- _What is being asked_
Omit every picture, then give all the entries again exactly.
___ Data
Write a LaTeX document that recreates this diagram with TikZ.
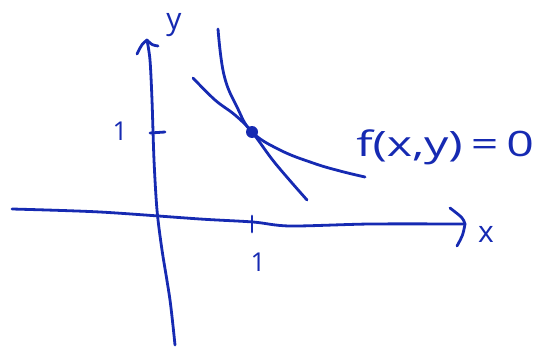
\documentclass[tikz,border=0pt]{standalone}
\usepackage{fontspec}
\setmainfont{Open Sans}
\definecolor{ink}{RGB}{22,42,178}
\begin{document}
\begin{tikzpicture}[x=1pt,y=-1pt,
  pen/.style={draw=ink,line width=2.8pt,line cap=round,line join=round},
  lbl/.style={text=ink,inner sep=0pt,font=\fontsize{30}{30}\selectfont}]
\useasboundingbox (0,0) rectangle (534,350);
% coordinates
\coordinate (xs) at (12,209);
\coordinate (xt) at (465,224);
\coordinate (yb) at (175,345);
\coordinate (yt) at (147,40);
\coordinate (P) at (252,132);
% x-axis
\draw[pen] plot[smooth,tension=0.5] coordinates {(xs) (100,212) (200,219) (253,222) (290,226) (370,224) (xt)};
\draw[pen] (450,208) .. controls (463,218) .. (xt) .. controls (463,235) .. (457,246);
% y-axis
\draw[pen] plot[smooth,tension=0.5] coordinates {(yb) (170,300) (162,250) (157,210) (154,160) (152,100) (150,60) (yt)};
\draw[pen] (137,54) .. controls (142,44) .. (yt) .. controls (152,45) .. (158,46);
% ticks
\draw[pen] (252,216) -- (252,232);
\draw[pen] (150,133) -- (165,132);
% curve f(x,y)=0
\draw[pen] plot[smooth,tension=0.7] coordinates {(218,29) (224,75) (237,107) (P) (280,150) (313,163) (340,171) (365,177)};
% tangent line
\draw[pen] plot[smooth,tension=0.6] coordinates {(193,78) (215,100) (235,115) (P) (275,163) (307,200)};
% point
\node[circle,fill=ink,inner sep=0pt,minimum size=12pt] (pt) at (P) {};
% labels
\node[lbl,line width=0.8pt,draw=none] (ylab) at (174,25) {y};
\node[lbl] (xlab) at (486,234) {x};
\node[lbl,font=\fontsize{26}{26}\selectfont] (one y) at (120,131) {1};
\node[lbl,font=\fontsize{26}{26}\selectfont] (one x) at (258,262) {1};
\node[lbl,anchor=west,xscale=1.38,font=\fontsize{35}{35}\selectfont] (flab) at (356,147) {f(x,y)\,=\,0};
\end{tikzpicture}
\end{document}
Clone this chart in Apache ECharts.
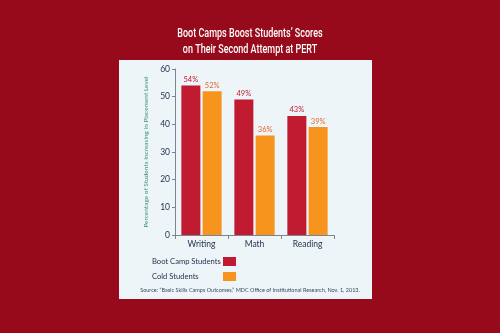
______
- _Correct output_
Write a LaTeX document that recreates this diagram with TikZ.
\documentclass[tikz,border=0pt]{standalone}
\usepackage{fontspec}
\setmainfont{Open Sans}
\definecolor{ink}{RGB}{22,42,178}
\begin{document}
\begin{tikzpicture}[x=1pt,y=-1pt,
  pen/.style={draw=ink,line width=2.8pt,line cap=round,line join=round},
  lbl/.style={text=ink,inner sep=0pt,font=\fontsize{30}{30}\selectfont}]
\useasboundingbox (0,0) rectangle (534,350);
% coordinates
\coordinate (xs) at (12,209);
\coordinate (xt) at (465,224);
\coordinate (yb) at (175,345);
\coordinate (yt) at (147,40);
\coordinate (P) at (252,132);
% x-axis
\draw[pen] plot[smooth,tension=0.5] coordinates {(xs) (100,212) (200,219) (253,222) (290,226) (370,224) (xt)};
\draw[pen] (450,208) .. controls (463,218) .. (xt) .. controls (463,235) .. (457,246);
% y-axis
\draw[pen] plot[smooth,tension=0.5] coordinates {(yb) (170,300) (162,250) (157,210) (154,160) (152,100) (150,60) (yt)};
\draw[pen] (137,54) .. controls (142,44) .. (yt) .. controls (152,45) .. (158,46);
% ticks
\draw[pen] (252,216) -- (252,232);
\draw[pen] (150,133) -- (165,132);
% curve f(x,y)=0
\draw[pen] plot[smooth,tension=0.7] coordinates {(218,29) (224,75) (237,107) (P) (280,150) (313,163) (340,171) (365,177)};
% tangent line
\draw[pen] plot[smooth,tension=0.6] coordinates {(193,78) (215,100) (235,115) (P) (275,163) (307,200)};
% point
\node[circle,fill=ink,inner sep=0pt,minimum size=12pt] (pt) at (P) {};
% labels
\node[lbl,line width=0.8pt,draw=none] (ylab) at (174,25) {y};
\node[lbl] (xlab) at (486,234) {x};
\node[lbl,font=\fontsize{26}{26}\selectfont] (one y) at (120,131) {1};
\node[lbl,font=\fontsize{26}{26}\selectfont] (one x) at (258,262) {1};
\node[lbl,anchor=west,xscale=1.38,font=\fontsize{35}{35}\selectfont] (flab) at (356,147) {f(x,y)\,=\,0};
\end{tikzpicture}
\end{document}
Clone this chart in Apache ECharts.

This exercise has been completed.